Der Mensch braucht eine Identität. Manche sehen sich als Dancing Star, andere als Bundeskanzler, und viele Fußballer sehen sich als Fußballer. Eine ausgeprägte sportliche Identität hat nicht immer ausschließlich Vorteile.
Identität kann man schwer erklären. Es gibt hunderte Definitionen, und jeder Mensch hat wohl auch noch seine ganz private Erklärung des Begriffs. Vereinfacht gesagt geht es um das Bewusstsein, ein unverwechselbares Individuum zu sein und eine eigene Geschichte zu haben. Darum, gewissermaßen konsequent zu handeln und um das Gleichgewicht zwischen sozialen Erwartungen und eigenen Ansprüchen.
Wer bin ich?
Als Psychiater erkundigt man sich nach der Identität eines Menschen, indem man fragt: „Wer sind sie?“, „Beschreiben Sie sich selbst.“, „Was macht Sie aus?“ Bei manchen Menschen ergibt sich daraus ein buntes Bild an Interessen, Stärken, Beziehungen und Einstellungen. Anderen fällt auf diese Fragen nicht viel ein. Sportler mit einer hohen sportlichen Identität berichten einem, dass sie sich als Sportler sehen und Sport der wichtigste Teil ihres Lebens sei. Ihre Stimmung hänge von der sportlichen Leistung ab. Das Leben drehe sich auch gedanklich um den Sport, und die meisten sozialen Kontakte hätten irgendetwas mit der Sportausübung zu tun. Eine hohe sportliche Identität hat Vorteile. Diese Menschen haben Sicherheit in sich selbst, sie sind meist selbstdiszipliniert, wirken selbstbewusst in sozialen Kontakten und sind engagiert im Training.
Wer sich vornehmlich als Sportler sieht, kommt jedoch nur schwer auf die Idee, einen Plan B für sein Leben zu entwickeln. Selten stellen professionelle Sportler Überlegungen an, wie die Zeit nach der Karriere beruflich aussehen könnte. Das kann zu einem unliebsamen Erwachen in der Sportlerpension führen. Denn eines steht fest: Jeder Sportler muss irgendwann seine Karriere beenden. Bei Fußballern ist es häufig mit Mitte 30, bei Bodenturnerinnen zwischen dem 16. bis 20. Lebensjahr, und Turnierreiter können bis zum 60. Lebensjahr ihren Sport ausüben.
Pensionsängste
Je stärker die sportliche Identität ausgeprägt ist, umso schwerer fällt es den Athleten, in die Sportlerpension zu gehen und umso häufiger entwickeln sich dann im Ruhestand Depressionen und Angsterkrankungen. Das Maß der Sportleridentität hängt auch mit der Wahrscheinlichkeit zusammen, nach einer längeren Verletzung psychische Probleme zu entwickeln. Außerdem greifen jene Sportler mit einer ausgeprägten sportlichen Identität schneller zu leistungssteigernden Substanzen. Die höhere Bereitschaft zum Doping wurde im Rahmen einer Studie der Universität Leipzig an über 400 Elitenachwuchssportlern erforscht. Wenn für einen Menschen Sport alles im Leben ist, setzt er auch alles daran, Erfolg zu haben. Mit legalen und mitunter unlauteren Mitteln.

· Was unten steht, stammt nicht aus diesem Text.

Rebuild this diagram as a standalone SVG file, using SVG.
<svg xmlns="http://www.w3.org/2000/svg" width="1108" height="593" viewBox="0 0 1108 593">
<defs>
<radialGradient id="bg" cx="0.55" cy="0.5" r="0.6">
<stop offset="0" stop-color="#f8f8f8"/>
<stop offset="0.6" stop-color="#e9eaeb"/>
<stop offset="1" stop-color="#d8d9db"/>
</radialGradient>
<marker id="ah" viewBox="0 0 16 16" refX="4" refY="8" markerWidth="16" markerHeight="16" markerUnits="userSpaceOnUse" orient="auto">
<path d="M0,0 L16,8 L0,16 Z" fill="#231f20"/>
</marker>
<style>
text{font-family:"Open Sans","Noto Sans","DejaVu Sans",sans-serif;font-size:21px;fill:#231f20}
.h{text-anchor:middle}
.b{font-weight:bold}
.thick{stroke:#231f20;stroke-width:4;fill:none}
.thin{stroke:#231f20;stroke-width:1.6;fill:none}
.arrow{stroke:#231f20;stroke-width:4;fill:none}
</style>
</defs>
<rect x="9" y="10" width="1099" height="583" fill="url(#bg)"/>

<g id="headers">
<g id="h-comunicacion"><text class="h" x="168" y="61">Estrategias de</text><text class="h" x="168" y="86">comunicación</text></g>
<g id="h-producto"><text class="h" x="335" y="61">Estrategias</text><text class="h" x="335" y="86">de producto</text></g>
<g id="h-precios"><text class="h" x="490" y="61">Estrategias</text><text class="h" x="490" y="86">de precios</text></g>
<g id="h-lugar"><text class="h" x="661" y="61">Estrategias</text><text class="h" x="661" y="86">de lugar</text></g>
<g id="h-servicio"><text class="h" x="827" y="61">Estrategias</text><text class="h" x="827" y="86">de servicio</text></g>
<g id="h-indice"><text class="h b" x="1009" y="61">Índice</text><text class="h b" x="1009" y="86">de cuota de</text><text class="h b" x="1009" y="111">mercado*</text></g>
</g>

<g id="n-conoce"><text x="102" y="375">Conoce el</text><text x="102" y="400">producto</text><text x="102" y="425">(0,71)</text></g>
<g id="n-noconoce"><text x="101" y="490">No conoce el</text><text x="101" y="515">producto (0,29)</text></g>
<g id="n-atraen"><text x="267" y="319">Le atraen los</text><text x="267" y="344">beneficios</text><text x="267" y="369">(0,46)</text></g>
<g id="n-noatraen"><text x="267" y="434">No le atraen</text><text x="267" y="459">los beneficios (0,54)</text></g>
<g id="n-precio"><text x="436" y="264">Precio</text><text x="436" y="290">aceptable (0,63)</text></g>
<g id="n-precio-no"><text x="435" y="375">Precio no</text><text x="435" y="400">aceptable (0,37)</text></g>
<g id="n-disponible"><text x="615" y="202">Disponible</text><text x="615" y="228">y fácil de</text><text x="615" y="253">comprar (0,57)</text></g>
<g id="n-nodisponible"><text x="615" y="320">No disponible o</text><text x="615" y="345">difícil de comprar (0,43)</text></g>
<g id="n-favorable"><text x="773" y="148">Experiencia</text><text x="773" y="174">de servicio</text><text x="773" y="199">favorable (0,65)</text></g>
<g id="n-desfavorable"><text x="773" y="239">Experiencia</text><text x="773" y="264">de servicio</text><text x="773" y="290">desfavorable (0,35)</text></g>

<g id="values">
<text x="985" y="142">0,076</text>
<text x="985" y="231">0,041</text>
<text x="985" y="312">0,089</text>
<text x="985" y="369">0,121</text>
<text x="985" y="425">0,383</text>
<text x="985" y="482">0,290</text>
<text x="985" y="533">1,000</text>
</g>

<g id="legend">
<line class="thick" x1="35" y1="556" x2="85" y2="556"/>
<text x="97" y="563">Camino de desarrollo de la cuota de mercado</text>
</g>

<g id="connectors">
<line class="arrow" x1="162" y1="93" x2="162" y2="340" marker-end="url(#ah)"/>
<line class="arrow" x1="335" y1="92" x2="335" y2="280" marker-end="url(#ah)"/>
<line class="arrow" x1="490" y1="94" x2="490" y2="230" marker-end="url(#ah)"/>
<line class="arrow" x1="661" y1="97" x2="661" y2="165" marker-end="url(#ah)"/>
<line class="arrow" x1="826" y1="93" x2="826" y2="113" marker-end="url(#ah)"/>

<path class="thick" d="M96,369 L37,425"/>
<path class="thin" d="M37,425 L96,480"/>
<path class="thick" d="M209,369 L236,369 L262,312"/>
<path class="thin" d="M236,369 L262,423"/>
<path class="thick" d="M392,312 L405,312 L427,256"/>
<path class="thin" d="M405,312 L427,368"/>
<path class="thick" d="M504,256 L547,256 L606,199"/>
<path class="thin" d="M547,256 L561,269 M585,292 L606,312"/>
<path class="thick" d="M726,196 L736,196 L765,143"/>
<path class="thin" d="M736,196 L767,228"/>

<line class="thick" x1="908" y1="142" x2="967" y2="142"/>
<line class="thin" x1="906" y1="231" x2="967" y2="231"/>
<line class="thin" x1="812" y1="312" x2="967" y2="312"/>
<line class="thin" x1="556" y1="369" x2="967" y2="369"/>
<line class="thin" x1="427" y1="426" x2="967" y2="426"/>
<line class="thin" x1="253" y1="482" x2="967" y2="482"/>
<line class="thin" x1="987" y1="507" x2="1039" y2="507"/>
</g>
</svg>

Entscheidend ist es, neben der sportlichen Identität auch andere identitätsstiftende Seiten zu entwickeln. Das beginnt am besten schon früh. Die Eltern können dabei helfen und dem Kind klarmachen, dass es nicht alles auf eine Karte setzen soll. Man kann ja immer noch Dancing Star oder Bundeskanzler werden.